STATED TASK | Reproduce all the entries exactly and keep the pictures out.

□ □ □

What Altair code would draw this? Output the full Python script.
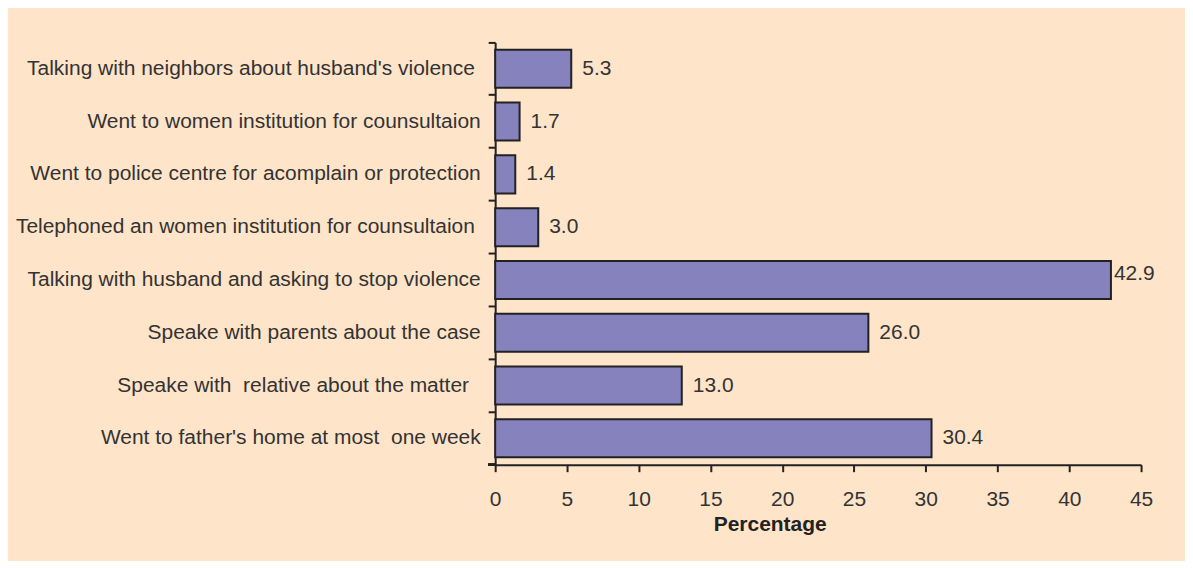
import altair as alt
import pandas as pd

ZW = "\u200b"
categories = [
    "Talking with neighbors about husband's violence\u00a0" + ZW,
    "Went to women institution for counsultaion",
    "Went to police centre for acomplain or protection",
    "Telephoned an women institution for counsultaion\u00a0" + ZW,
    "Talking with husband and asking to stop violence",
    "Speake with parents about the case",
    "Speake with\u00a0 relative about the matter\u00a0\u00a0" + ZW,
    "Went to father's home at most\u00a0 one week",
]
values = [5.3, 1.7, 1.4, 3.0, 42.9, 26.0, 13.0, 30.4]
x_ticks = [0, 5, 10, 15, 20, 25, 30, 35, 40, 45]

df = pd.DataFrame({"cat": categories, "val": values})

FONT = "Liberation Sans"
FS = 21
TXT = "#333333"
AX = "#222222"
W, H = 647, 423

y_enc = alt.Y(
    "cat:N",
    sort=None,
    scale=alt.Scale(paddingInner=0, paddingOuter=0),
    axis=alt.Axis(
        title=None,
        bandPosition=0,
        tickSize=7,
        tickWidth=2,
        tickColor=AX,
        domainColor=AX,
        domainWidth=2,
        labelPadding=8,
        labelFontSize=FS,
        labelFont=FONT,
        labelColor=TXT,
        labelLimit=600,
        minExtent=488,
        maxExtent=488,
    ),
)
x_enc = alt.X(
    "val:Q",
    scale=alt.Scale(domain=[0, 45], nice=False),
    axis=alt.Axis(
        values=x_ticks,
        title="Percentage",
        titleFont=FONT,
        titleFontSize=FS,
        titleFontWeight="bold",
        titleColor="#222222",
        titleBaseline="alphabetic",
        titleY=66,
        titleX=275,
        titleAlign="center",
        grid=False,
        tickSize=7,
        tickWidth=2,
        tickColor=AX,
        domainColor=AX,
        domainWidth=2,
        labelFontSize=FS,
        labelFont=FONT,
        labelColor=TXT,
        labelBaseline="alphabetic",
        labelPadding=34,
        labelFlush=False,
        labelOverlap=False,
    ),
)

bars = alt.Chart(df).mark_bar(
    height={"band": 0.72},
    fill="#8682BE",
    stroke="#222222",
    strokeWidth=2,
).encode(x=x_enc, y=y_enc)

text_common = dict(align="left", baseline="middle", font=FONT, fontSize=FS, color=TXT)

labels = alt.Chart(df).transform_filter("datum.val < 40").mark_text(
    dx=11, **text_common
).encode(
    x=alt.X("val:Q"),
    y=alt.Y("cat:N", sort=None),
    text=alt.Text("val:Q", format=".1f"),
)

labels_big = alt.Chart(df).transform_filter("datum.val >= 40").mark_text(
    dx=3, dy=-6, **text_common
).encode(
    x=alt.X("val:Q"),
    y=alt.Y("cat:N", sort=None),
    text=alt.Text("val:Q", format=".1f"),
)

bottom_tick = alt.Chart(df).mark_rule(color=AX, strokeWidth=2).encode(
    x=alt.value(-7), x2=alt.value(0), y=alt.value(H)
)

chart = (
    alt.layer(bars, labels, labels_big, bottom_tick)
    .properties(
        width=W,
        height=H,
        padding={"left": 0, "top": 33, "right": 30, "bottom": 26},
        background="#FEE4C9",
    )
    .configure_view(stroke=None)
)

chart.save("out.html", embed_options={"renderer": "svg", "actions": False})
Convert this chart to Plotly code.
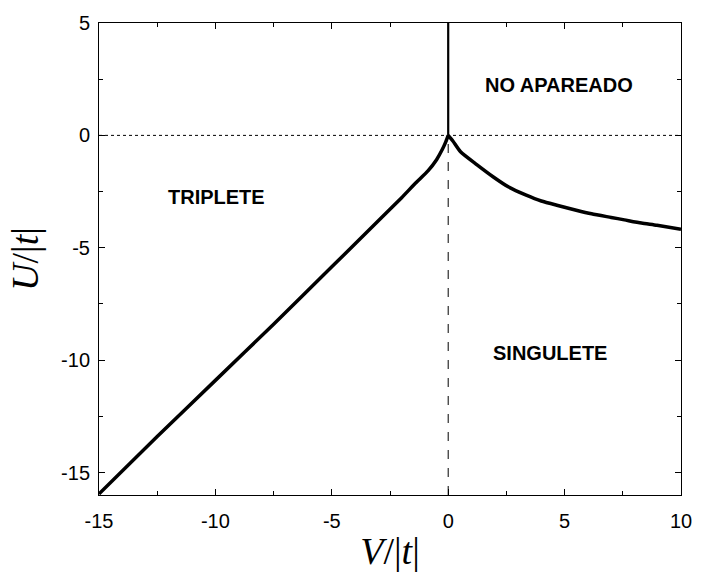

□ □ □

ANSWER TO THIS TASK |
What Altair code would draw this? Output the full Python script.
import altair as alt
import pandas as pd

ZW = "\u200b"
categories = [
    "Talking with neighbors about husband's violence\u00a0" + ZW,
    "Went to women institution for counsultaion",
    "Went to police centre for acomplain or protection",
    "Telephoned an women institution for counsultaion\u00a0" + ZW,
    "Talking with husband and asking to stop violence",
    "Speake with parents about the case",
    "Speake with\u00a0 relative about the matter\u00a0\u00a0" + ZW,
    "Went to father's home at most\u00a0 one week",
]
values = [5.3, 1.7, 1.4, 3.0, 42.9, 26.0, 13.0, 30.4]
x_ticks = [0, 5, 10, 15, 20, 25, 30, 35, 40, 45]

df = pd.DataFrame({"cat": categories, "val": values})

FONT = "Liberation Sans"
FS = 21
TXT = "#333333"
AX = "#222222"
W, H = 647, 423

y_enc = alt.Y(
    "cat:N",
    sort=None,
    scale=alt.Scale(paddingInner=0, paddingOuter=0),
    axis=alt.Axis(
        title=None,
        bandPosition=0,
        tickSize=7,
        tickWidth=2,
        tickColor=AX,
        domainColor=AX,
        domainWidth=2,
        labelPadding=8,
        labelFontSize=FS,
        labelFont=FONT,
        labelColor=TXT,
        labelLimit=600,
        minExtent=488,
        maxExtent=488,
    ),
)
x_enc = alt.X(
    "val:Q",
    scale=alt.Scale(domain=[0, 45], nice=False),
    axis=alt.Axis(
        values=x_ticks,
        title="Percentage",
        titleFont=FONT,
        titleFontSize=FS,
        titleFontWeight="bold",
        titleColor="#222222",
        titleBaseline="alphabetic",
        titleY=66,
        titleX=275,
        titleAlign="center",
        grid=False,
        tickSize=7,
        tickWidth=2,
        tickColor=AX,
        domainColor=AX,
        domainWidth=2,
        labelFontSize=FS,
        labelFont=FONT,
        labelColor=TXT,
        labelBaseline="alphabetic",
        labelPadding=34,
        labelFlush=False,
        labelOverlap=False,
    ),
)

bars = alt.Chart(df).mark_bar(
    height={"band": 0.72},
    fill="#8682BE",
    stroke="#222222",
    strokeWidth=2,
).encode(x=x_enc, y=y_enc)

text_common = dict(align="left", baseline="middle", font=FONT, fontSize=FS, color=TXT)

labels = alt.Chart(df).transform_filter("datum.val < 40").mark_text(
    dx=11, **text_common
).encode(
    x=alt.X("val:Q"),
    y=alt.Y("cat:N", sort=None),
    text=alt.Text("val:Q", format=".1f"),
)

labels_big = alt.Chart(df).transform_filter("datum.val >= 40").mark_text(
    dx=3, dy=-6, **text_common
).encode(
    x=alt.X("val:Q"),
    y=alt.Y("cat:N", sort=None),
    text=alt.Text("val:Q", format=".1f"),
)

bottom_tick = alt.Chart(df).mark_rule(color=AX, strokeWidth=2).encode(
    x=alt.value(-7), x2=alt.value(0), y=alt.value(H)
)

chart = (
    alt.layer(bars, labels, labels_big, bottom_tick)
    .properties(
        width=W,
        height=H,
        padding={"left": 0, "top": 33, "right": 30, "bottom": 26},
        background="#FEE4C9",
    )
    .configure_view(stroke=None)
)

chart.save("out.html", embed_options={"renderer": "svg", "actions": False})
Convert this chart to Plotly code.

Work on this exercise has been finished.